Today’s agenda shifted the focus from network structure and governance to strategizing about MAG-Net’s priorities and messaging.
Kicking off the day with compelling cultural spotlights from three MAG-Net anchors helped set the tone for our discussion of values, motivations, and stories.
Today was a day of visioning and creativity– from describing the values that have built up our respective organizations, to tackling strategic plans for the network’s future, to sharing our stories and visions through strategic messaging. It was a productive day and especially helpful for me as a new co-anchor.
The morning’s strategy circles produced useful recommendations for the network’s next steps. Between the dot democracy prioritization exercise and the messaging work, we boiled down the meaning of MAG-Net membership and came away with a better understanding of our collective story and vision.
The second half of the day provided an opportunity for anchors to practice their messaging and communications strategies with a session facilitated by Spitfire Strategies. We talked about constructing compelling messages, something our communities and us know well, but with a focus on making sure our stories were directed at the appropriate audience. Most often our audience is those who have the power to help us achieve our goals, whether policy makers or community members. Telling our stories is about sharing meaning and making connections with these different audiences and taking them from understanding to action.
The group worked through crafting messaging and elevator pitches about the network, which proved to be a helpful learning experience and generated important questions to consider. Andrea Figueroa of Martinez Street Women’s Center and Sage Crump of Art is Change were the brave souls to share their elevator pitches in front of the group, and made it clear that we have some great communicators in the anchor group.

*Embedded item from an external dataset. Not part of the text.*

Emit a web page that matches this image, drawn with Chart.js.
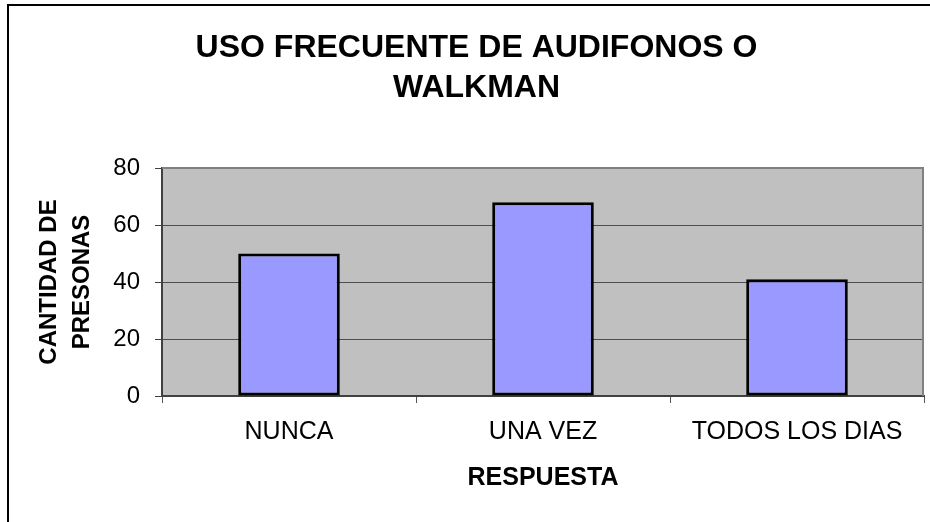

To close the exercise, Bryan Mercer from Media Mobilizing Project shared a compelling suggestion for a MAG-Net tagline: “The right to free speech means little without the means to be heard.” This line resonated deeply with us as community members, organizers, and storytellers hoping to grow the network and grow the movement so that we can be heard locally and nationally.
Laura Muraida is Mass Base Political Organizer at Southwest Workers Union.